→ **PROBLEM REQUIREMENTS**: Each record that follows should be repeated exactly, minus any images.

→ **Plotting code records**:
----------------------------------------
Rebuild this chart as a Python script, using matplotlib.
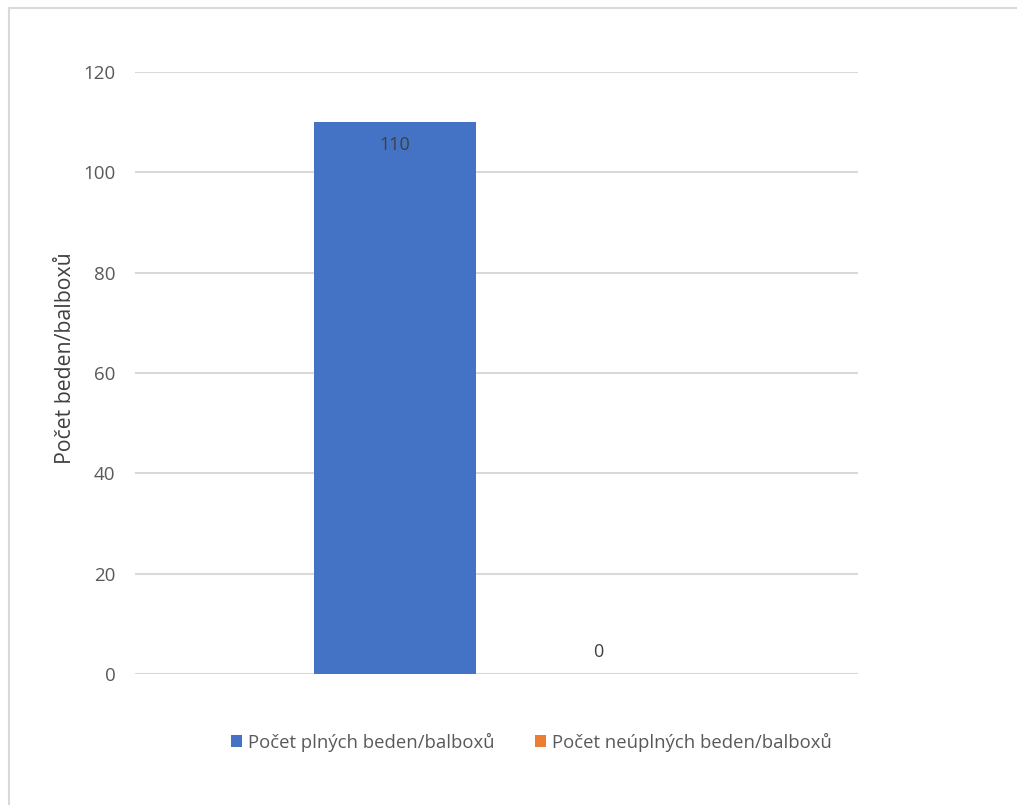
import matplotlib
matplotlib.use("Agg")
import matplotlib.pyplot as plt
from matplotlib.patches import Rectangle

# ---- Data ----
series_names = ["Počet plných beden/balboxů", "Počet neúplných beden/balboxů"]
series_values = [110, 0]
series_colors = ["#4472C4", "#ED7D31"]
y_ticks = [0, 20, 40, 60, 80, 100, 120]
y_label = "Počet beden/balboxů"

plt.rcParams["font.family"] = ["Open Sans", "DejaVu Sans"]
TEXT = "#595959"

fig = plt.figure(figsize=(10.17, 8.05), dpi=100)
ax = fig.add_axes([135 / 1017, 1 - 674 / 805, (858 - 135) / 1017, (674 - 72) / 805])

# chart border (left and top edges visible)
fig.patches.append(Rectangle((9 / 1017, -0.01), 1.1, 1 - 8 / 805 + 0.01,
                             transform=fig.transFigure, fill=False,
                             edgecolor="#d9d9d9", linewidth=1.5))

gap = 0.282
width = 0.224
for i, (name, val, col) in enumerate(zip(series_names, series_values, series_colors)):
    x = 0.5 + (i - 0.5) * gap
    ax.bar(x, val, width=width, color=col, label=name, zorder=3)
    if val > 10:
        ax.text(x, val - 2.8, str(val), ha="center", va="top", fontsize=13, color="#404040", zorder=4)
    else:
        ax.text(x, val + 2.5, str(val), ha="center", va="bottom", fontsize=13, color="#404040", zorder=4)

ax.set_xlim(0, 1)
ax.set_ylim(0, 120)
ax.set_yticks(y_ticks)
ax.set_xticks([])
ax.tick_params(axis="y", length=0, pad=14, labelsize=13.5, labelcolor=TEXT)
ax.grid(axis="y", color="#d9d9d9", linewidth=1.5, zorder=0)
for s in ax.spines.values():
    s.set_visible(False)
ax.set_ylabel(y_label, fontsize=15.3, color="#404040")
ax.yaxis.set_label_coords(-0.082, 0.525)

leg = ax.legend(loc="center", bbox_to_anchor=(0.548, -0.113), ncol=2, frameon=False,
                fontsize=13.3, handlelength=0.6, handleheight=0.6, handletextpad=0.3,
                columnspacing=2.2)
for t in leg.get_texts():
    t.set_color(TEXT)

fig.savefig("out.png", dpi=100)
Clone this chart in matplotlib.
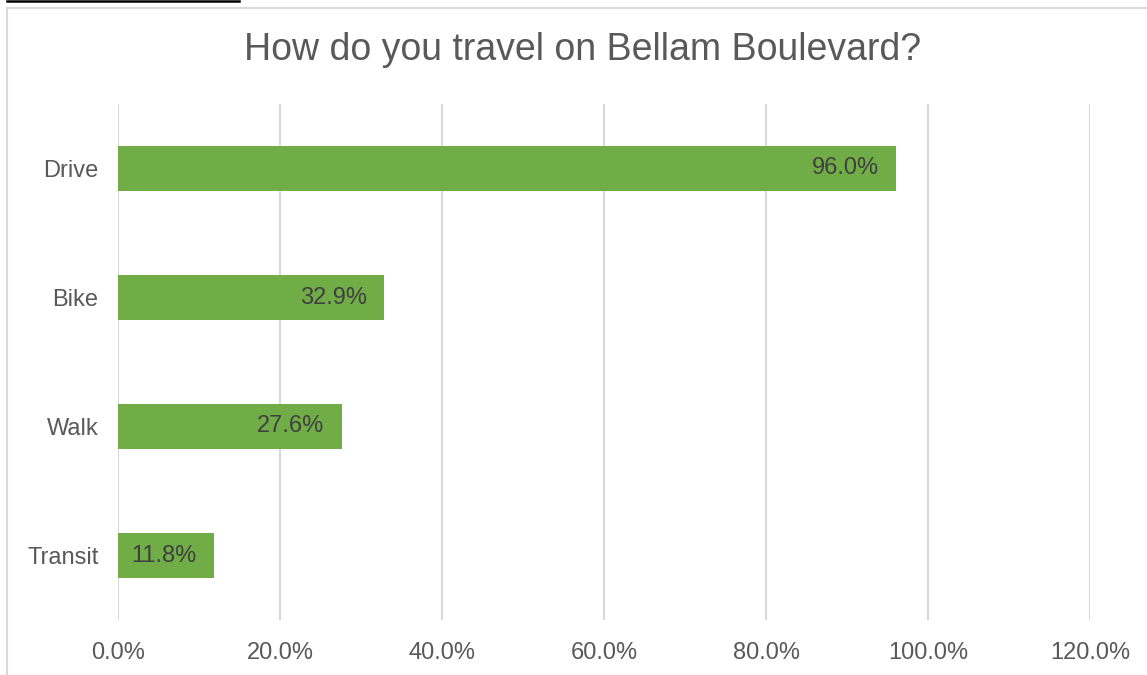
----------------------------------------
→ **FULL ANSWER**:
Rebuild this chart as a Python script, using matplotlib.
import matplotlib
matplotlib.use("Agg")
import matplotlib.pyplot as plt
from matplotlib.patches import Rectangle

# ---- Data ----
series_names = ["Počet plných beden/balboxů", "Počet neúplných beden/balboxů"]
series_values = [110, 0]
series_colors = ["#4472C4", "#ED7D31"]
y_ticks = [0, 20, 40, 60, 80, 100, 120]
y_label = "Počet beden/balboxů"

plt.rcParams["font.family"] = ["Open Sans", "DejaVu Sans"]
TEXT = "#595959"

fig = plt.figure(figsize=(10.17, 8.05), dpi=100)
ax = fig.add_axes([135 / 1017, 1 - 674 / 805, (858 - 135) / 1017, (674 - 72) / 805])

# chart border (left and top edges visible)
fig.patches.append(Rectangle((9 / 1017, -0.01), 1.1, 1 - 8 / 805 + 0.01,
                             transform=fig.transFigure, fill=False,
                             edgecolor="#d9d9d9", linewidth=1.5))

gap = 0.282
width = 0.224
for i, (name, val, col) in enumerate(zip(series_names, series_values, series_colors)):
    x = 0.5 + (i - 0.5) * gap
    ax.bar(x, val, width=width, color=col, label=name, zorder=3)
    if val > 10:
        ax.text(x, val - 2.8, str(val), ha="center", va="top", fontsize=13, color="#404040", zorder=4)
    else:
        ax.text(x, val + 2.5, str(val), ha="center", va="bottom", fontsize=13, color="#404040", zorder=4)

ax.set_xlim(0, 1)
ax.set_ylim(0, 120)
ax.set_yticks(y_ticks)
ax.set_xticks([])
ax.tick_params(axis="y", length=0, pad=14, labelsize=13.5, labelcolor=TEXT)
ax.grid(axis="y", color="#d9d9d9", linewidth=1.5, zorder=0)
for s in ax.spines.values():
    s.set_visible(False)
ax.set_ylabel(y_label, fontsize=15.3, color="#404040")
ax.yaxis.set_label_coords(-0.082, 0.525)

leg = ax.legend(loc="center", bbox_to_anchor=(0.548, -0.113), ncol=2, frameon=False,
                fontsize=13.3, handlelength=0.6, handleheight=0.6, handletextpad=0.3,
                columnspacing=2.2)
for t in leg.get_texts():
    t.set_color(TEXT)

fig.savefig("out.png", dpi=100)
Clone this chart in matplotlib.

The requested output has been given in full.